# Set task
Copy only what lies from the line containing "Reproduce this diagram with TikZ." through the line containing "(tail) at (11,1026)" in the entries below, keeping both end lines exact and dropping every picture.

===

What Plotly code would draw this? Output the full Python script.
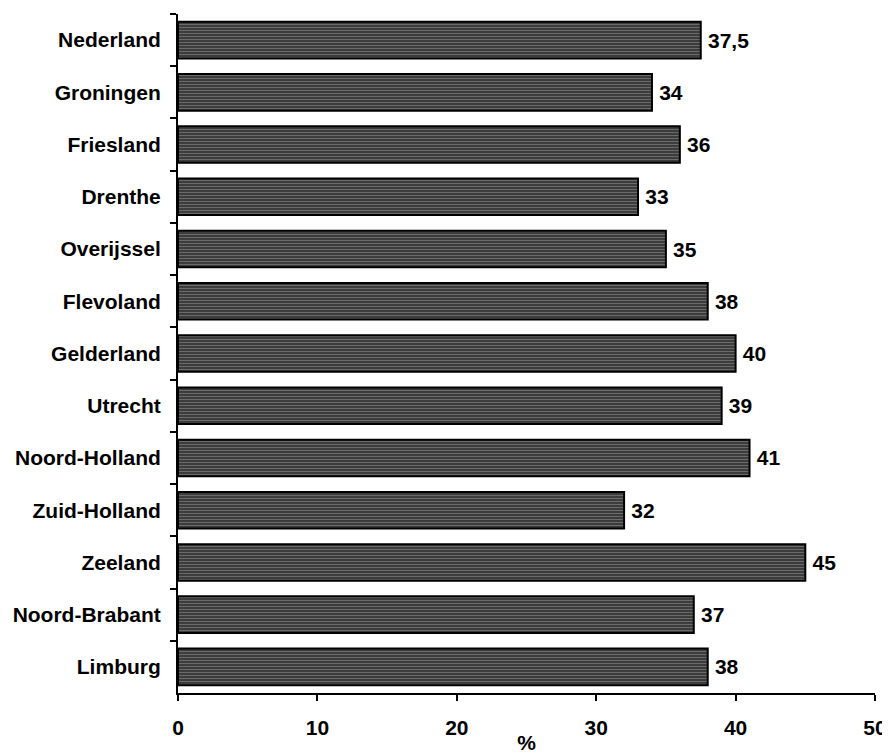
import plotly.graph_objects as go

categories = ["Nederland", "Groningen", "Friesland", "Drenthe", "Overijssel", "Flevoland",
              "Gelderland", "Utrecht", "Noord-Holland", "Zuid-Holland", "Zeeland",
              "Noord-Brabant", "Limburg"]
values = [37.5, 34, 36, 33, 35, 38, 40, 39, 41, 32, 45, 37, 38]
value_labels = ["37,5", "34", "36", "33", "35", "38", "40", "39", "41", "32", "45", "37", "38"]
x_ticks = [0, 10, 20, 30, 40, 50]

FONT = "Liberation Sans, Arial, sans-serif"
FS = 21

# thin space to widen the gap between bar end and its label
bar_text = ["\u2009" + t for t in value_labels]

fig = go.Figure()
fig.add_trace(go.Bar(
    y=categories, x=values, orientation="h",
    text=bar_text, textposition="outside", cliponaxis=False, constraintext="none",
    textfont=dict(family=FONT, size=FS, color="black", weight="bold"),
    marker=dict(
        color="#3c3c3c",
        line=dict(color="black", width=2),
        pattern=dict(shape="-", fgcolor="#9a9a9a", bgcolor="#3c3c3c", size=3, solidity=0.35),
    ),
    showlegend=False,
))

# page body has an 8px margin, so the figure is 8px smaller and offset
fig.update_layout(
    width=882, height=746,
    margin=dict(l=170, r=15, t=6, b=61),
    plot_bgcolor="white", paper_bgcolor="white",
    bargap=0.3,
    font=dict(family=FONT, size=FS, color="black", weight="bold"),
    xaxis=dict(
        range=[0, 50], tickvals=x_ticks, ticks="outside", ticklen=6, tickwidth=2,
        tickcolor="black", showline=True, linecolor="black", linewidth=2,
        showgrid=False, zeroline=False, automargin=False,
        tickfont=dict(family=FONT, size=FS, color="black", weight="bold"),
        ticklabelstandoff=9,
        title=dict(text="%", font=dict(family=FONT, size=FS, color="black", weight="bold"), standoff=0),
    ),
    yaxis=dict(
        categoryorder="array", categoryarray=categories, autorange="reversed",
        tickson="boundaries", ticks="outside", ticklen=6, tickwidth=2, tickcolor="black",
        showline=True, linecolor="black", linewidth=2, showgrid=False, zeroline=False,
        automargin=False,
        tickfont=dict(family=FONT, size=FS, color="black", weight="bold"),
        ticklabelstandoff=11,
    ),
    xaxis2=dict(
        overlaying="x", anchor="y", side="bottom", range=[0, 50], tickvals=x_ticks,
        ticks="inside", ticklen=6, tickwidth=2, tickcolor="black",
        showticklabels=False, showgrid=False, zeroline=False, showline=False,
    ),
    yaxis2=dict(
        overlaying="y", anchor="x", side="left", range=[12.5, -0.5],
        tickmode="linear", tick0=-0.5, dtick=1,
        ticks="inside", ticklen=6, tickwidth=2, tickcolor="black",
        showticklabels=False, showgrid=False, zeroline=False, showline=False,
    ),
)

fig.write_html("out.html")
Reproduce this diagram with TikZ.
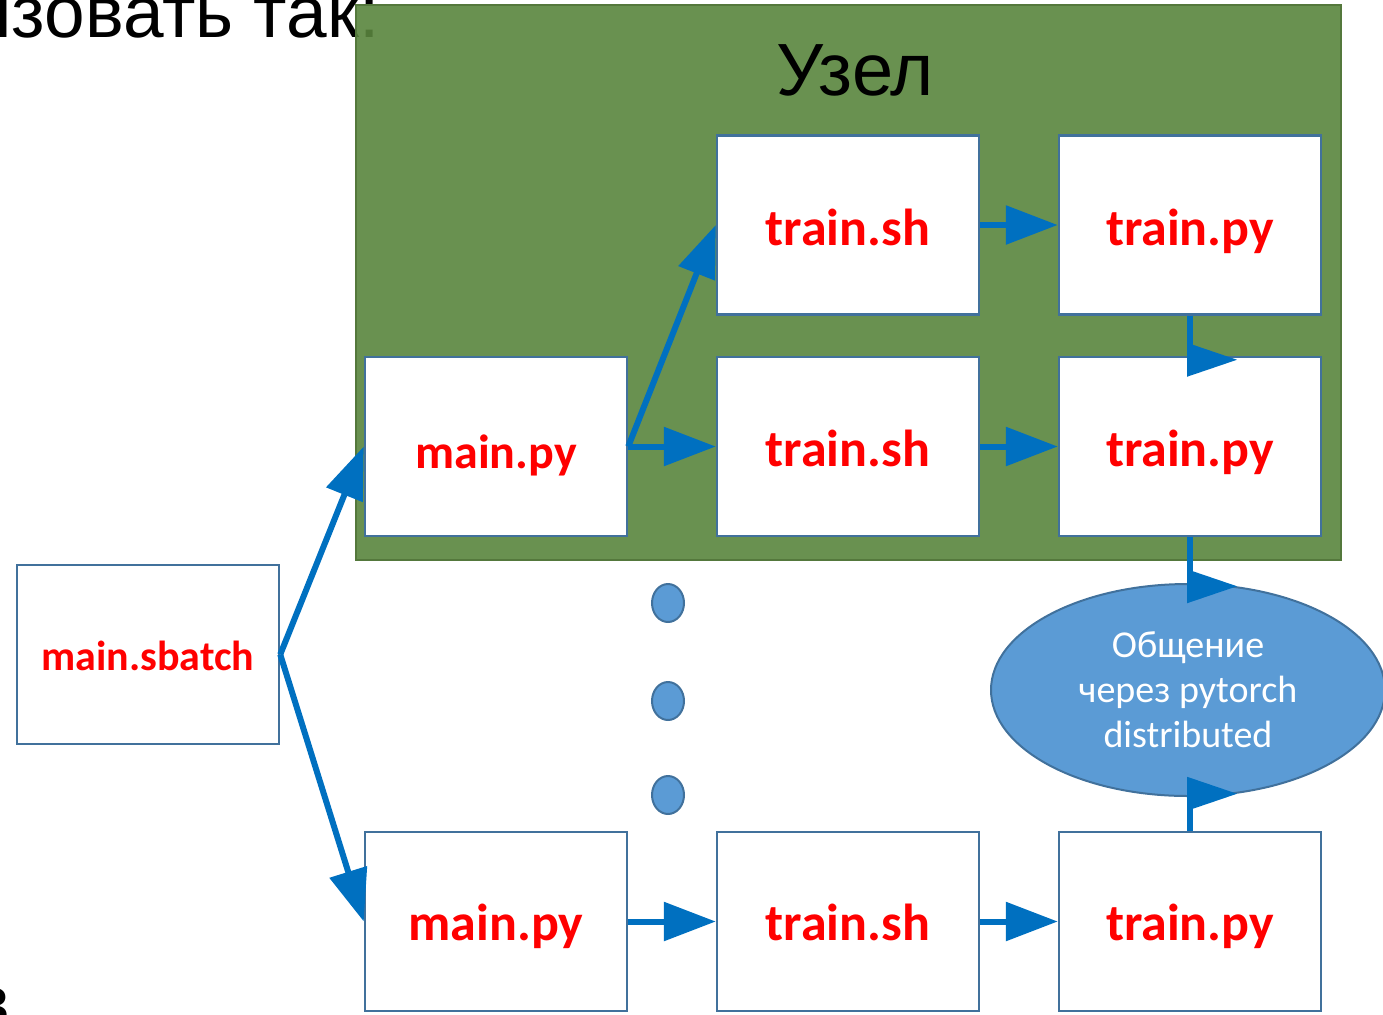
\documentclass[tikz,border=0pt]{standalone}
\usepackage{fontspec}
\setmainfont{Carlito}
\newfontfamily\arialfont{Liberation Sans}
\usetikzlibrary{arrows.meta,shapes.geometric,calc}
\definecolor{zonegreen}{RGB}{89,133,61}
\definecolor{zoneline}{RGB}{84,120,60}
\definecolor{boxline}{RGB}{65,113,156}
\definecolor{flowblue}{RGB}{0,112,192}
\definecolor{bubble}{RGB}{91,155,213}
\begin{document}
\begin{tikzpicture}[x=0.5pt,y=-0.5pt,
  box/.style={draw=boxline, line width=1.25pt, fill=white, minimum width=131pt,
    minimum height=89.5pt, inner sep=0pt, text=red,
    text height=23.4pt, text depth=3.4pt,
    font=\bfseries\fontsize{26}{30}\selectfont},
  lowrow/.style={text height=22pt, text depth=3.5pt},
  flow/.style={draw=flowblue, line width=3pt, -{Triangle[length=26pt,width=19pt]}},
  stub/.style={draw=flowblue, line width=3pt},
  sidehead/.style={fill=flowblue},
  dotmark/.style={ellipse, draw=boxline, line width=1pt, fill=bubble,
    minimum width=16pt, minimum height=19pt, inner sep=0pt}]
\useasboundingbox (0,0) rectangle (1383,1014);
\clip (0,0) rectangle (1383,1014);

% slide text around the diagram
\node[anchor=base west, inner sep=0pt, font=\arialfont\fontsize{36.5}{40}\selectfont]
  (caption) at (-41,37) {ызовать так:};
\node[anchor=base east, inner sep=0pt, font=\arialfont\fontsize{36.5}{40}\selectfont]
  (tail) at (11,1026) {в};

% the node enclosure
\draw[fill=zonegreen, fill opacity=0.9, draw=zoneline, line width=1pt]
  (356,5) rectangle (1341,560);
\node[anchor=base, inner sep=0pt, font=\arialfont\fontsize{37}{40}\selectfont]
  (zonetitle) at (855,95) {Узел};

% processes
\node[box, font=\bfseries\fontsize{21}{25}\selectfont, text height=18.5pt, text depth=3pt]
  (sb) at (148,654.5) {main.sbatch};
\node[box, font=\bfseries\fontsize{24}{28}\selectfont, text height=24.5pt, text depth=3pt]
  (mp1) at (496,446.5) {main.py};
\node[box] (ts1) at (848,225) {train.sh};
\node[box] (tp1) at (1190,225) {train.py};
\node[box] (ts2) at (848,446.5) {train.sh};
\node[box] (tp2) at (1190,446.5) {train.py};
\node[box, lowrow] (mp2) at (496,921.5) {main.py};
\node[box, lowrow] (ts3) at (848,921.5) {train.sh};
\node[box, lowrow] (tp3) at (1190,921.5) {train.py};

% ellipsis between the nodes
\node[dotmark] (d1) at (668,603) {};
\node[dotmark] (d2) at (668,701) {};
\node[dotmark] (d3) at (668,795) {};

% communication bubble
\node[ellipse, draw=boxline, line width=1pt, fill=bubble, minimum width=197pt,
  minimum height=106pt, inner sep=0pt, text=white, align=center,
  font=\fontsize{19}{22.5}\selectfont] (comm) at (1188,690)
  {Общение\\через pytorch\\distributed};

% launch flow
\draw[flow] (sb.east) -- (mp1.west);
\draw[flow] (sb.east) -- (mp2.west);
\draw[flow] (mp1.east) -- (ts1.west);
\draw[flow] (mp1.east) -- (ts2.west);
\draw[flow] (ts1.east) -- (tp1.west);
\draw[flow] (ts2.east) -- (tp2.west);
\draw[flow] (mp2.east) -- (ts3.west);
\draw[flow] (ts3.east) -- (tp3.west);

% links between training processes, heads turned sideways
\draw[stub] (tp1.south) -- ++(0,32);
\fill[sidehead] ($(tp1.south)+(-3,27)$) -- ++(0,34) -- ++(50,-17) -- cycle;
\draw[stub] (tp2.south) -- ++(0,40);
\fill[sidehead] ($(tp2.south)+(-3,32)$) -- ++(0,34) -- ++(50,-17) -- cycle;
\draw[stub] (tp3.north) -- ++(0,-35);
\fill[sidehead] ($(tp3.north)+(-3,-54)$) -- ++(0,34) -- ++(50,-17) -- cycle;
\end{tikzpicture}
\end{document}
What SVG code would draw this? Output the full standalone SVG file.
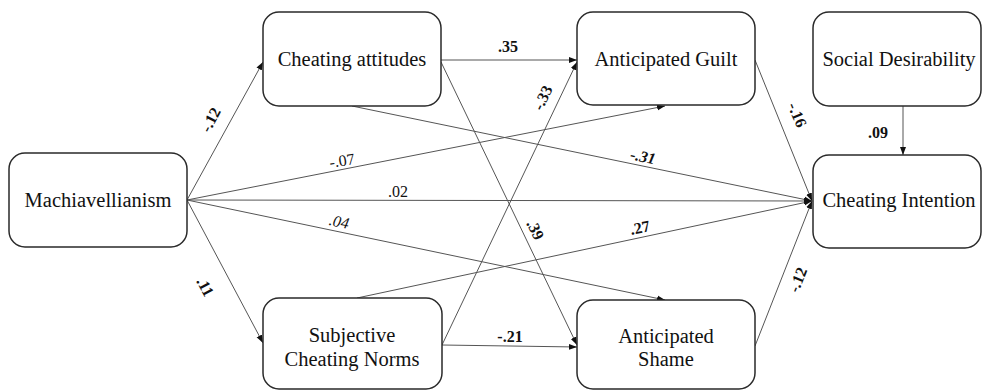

===

# Task solution
Reproduce this diagram with TikZ.
\documentclass[tikz,border=0pt]{standalone}
\usepackage{fontspec}
\setmainfont{Carlito}
\newfontfamily\arialfont{Liberation Sans}
\usetikzlibrary{arrows.meta,shapes.geometric,calc}
\definecolor{zonegreen}{RGB}{89,133,61}
\definecolor{zoneline}{RGB}{84,120,60}
\definecolor{boxline}{RGB}{65,113,156}
\definecolor{flowblue}{RGB}{0,112,192}
\definecolor{bubble}{RGB}{91,155,213}
\begin{document}
\begin{tikzpicture}[x=0.5pt,y=-0.5pt,
  box/.style={draw=boxline, line width=1.25pt, fill=white, minimum width=131pt,
    minimum height=89.5pt, inner sep=0pt, text=red,
    text height=23.4pt, text depth=3.4pt,
    font=\bfseries\fontsize{26}{30}\selectfont},
  lowrow/.style={text height=22pt, text depth=3.5pt},
  flow/.style={draw=flowblue, line width=3pt, -{Triangle[length=26pt,width=19pt]}},
  stub/.style={draw=flowblue, line width=3pt},
  sidehead/.style={fill=flowblue},
  dotmark/.style={ellipse, draw=boxline, line width=1pt, fill=bubble,
    minimum width=16pt, minimum height=19pt, inner sep=0pt}]
\useasboundingbox (0,0) rectangle (1383,1014);
\clip (0,0) rectangle (1383,1014);

% slide text around the diagram
\node[anchor=base west, inner sep=0pt, font=\arialfont\fontsize{36.5}{40}\selectfont]
  (caption) at (-41,37) {ызовать так:};
\node[anchor=base east, inner sep=0pt, font=\arialfont\fontsize{36.5}{40}\selectfont]
  (tail) at (11,1026) {в};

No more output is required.